Job:
Copy all the data exactly, except the pictures.

Material:
═══

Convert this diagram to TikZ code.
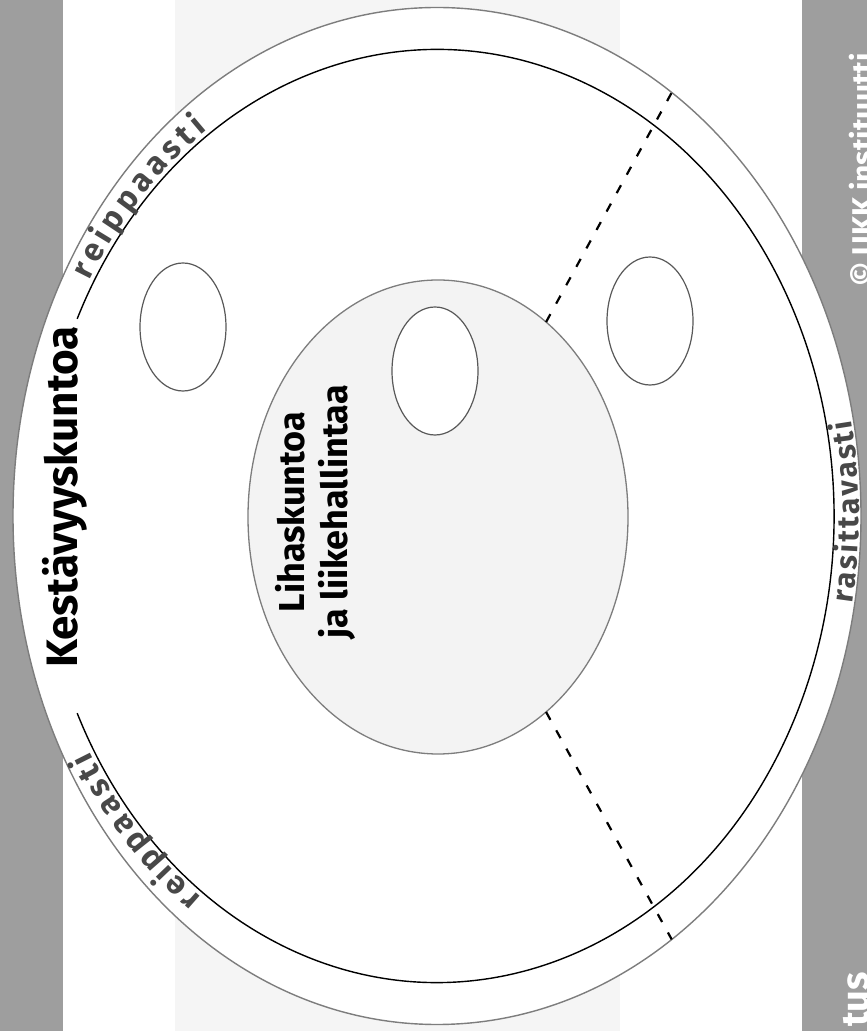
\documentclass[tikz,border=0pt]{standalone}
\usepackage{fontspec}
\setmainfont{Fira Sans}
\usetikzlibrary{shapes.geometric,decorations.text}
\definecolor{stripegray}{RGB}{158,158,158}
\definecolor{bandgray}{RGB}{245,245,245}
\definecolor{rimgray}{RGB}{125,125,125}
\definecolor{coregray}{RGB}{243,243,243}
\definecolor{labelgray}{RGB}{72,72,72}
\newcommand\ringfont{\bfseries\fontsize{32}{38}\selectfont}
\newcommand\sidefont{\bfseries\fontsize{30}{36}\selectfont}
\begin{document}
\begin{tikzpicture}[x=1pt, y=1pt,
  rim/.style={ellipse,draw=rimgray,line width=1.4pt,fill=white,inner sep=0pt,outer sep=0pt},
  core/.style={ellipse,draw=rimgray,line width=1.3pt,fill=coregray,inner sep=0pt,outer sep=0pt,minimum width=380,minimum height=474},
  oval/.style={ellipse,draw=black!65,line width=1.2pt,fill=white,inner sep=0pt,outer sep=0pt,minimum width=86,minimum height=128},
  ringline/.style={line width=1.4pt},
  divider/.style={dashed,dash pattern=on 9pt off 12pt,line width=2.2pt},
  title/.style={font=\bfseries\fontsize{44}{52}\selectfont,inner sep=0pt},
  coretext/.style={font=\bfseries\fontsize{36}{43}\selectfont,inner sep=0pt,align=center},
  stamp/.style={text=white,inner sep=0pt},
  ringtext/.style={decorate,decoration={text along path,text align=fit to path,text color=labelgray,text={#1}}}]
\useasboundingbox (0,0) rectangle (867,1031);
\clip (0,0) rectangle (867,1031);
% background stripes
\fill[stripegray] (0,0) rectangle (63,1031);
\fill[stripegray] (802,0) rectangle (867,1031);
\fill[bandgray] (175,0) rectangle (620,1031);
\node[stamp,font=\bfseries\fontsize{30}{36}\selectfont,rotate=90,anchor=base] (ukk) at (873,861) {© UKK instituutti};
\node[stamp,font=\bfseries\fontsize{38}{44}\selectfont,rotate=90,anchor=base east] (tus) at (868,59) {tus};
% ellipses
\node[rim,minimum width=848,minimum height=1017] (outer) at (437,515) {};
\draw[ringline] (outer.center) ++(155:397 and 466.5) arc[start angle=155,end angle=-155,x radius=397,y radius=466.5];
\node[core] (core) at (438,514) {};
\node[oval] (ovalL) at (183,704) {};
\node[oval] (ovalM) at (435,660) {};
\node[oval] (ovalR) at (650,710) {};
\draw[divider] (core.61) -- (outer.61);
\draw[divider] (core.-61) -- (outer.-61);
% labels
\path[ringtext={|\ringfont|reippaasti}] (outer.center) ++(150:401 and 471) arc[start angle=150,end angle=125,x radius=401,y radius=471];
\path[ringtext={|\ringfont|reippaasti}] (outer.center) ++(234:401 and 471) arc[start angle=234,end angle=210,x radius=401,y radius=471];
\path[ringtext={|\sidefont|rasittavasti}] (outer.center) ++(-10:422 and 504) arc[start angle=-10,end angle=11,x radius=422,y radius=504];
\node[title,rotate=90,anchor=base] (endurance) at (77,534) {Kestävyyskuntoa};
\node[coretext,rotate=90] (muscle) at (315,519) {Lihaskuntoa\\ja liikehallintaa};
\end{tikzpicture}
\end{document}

═══

Exercise answer:
Convert this diagram to TikZ code.
\documentclass[tikz,border=0pt]{standalone}
\usepackage{fontspec}
\setmainfont{Fira Sans}
\usetikzlibrary{shapes.geometric,decorations.text}
\definecolor{stripegray}{RGB}{158,158,158}
\definecolor{bandgray}{RGB}{245,245,245}
\definecolor{rimgray}{RGB}{125,125,125}
\definecolor{coregray}{RGB}{243,243,243}
\definecolor{labelgray}{RGB}{72,72,72}
\newcommand\ringfont{\bfseries\fontsize{32}{38}\selectfont}
\newcommand\sidefont{\bfseries\fontsize{30}{36}\selectfont}
\begin{document}
\begin{tikzpicture}[x=1pt, y=1pt,
  rim/.style={ellipse,draw=rimgray,line width=1.4pt,fill=white,inner sep=0pt,outer sep=0pt},
  core/.style={ellipse,draw=rimgray,line width=1.3pt,fill=coregray,inner sep=0pt,outer sep=0pt,minimum width=380,minimum height=474},
  oval/.style={ellipse,draw=black!65,line width=1.2pt,fill=white,inner sep=0pt,outer sep=0pt,minimum width=86,minimum height=128},
  ringline/.style={line width=1.4pt},
  divider/.style={dashed,dash pattern=on 9pt off 12pt,line width=2.2pt},
  title/.style={font=\bfseries\fontsize{44}{52}\selectfont,inner sep=0pt},
  coretext/.style={font=\bfseries\fontsize{36}{43}\selectfont,inner sep=0pt,align=center},
  stamp/.style={text=white,inner sep=0pt},
  ringtext/.style={decorate,decoration={text along path,text align=fit to path,text color=labelgray,text={#1}}}]
\useasboundingbox (0,0) rectangle (867,1031);
\clip (0,0) rectangle (867,1031);
% background stripes
\fill[stripegray] (0,0) rectangle (63,1031);
\fill[stripegray] (802,0) rectangle (867,1031);
\fill[bandgray] (175,0) rectangle (620,1031);
\node[stamp,font=\bfseries\fontsize{30}{36}\selectfont,rotate=90,anchor=base] (ukk) at (873,861) {© UKK instituutti};
\node[stamp,font=\bfseries\fontsize{38}{44}\selectfont,rotate=90,anchor=base east] (tus) at (868,59) {tus};
% ellipses
\node[rim,minimum width=848,minimum height=1017] (outer) at (437,515) {};
\draw[ringline] (outer.center) ++(155:397 and 466.5) arc[start angle=155,end angle=-155,x radius=397,y radius=466.5];
\node[core] (core) at (438,514) {};
\node[oval] (ovalL) at (183,704) {};
\node[oval] (ovalM) at (435,660) {};
\node[oval] (ovalR) at (650,710) {};
\draw[divider] (core.61) -- (outer.61);
\draw[divider] (core.-61) -- (outer.-61);
% labels
\path[ringtext={|\ringfont|reippaasti}] (outer.center) ++(150:401 and 471) arc[start angle=150,end angle=125,x radius=401,y radius=471];
\path[ringtext={|\ringfont|reippaasti}] (outer.center) ++(234:401 and 471) arc[start angle=234,end angle=210,x radius=401,y radius=471];
\path[ringtext={|\sidefont|rasittavasti}] (outer.center) ++(-10:422 and 504) arc[start angle=-10,end angle=11,x radius=422,y radius=504];
\node[title,rotate=90,anchor=base] (endurance) at (77,534) {Kestävyyskuntoa};
\node[coretext,rotate=90] (muscle) at (315,519) {Lihaskuntoa\\ja liikehallintaa};
\end{tikzpicture}
\end{document}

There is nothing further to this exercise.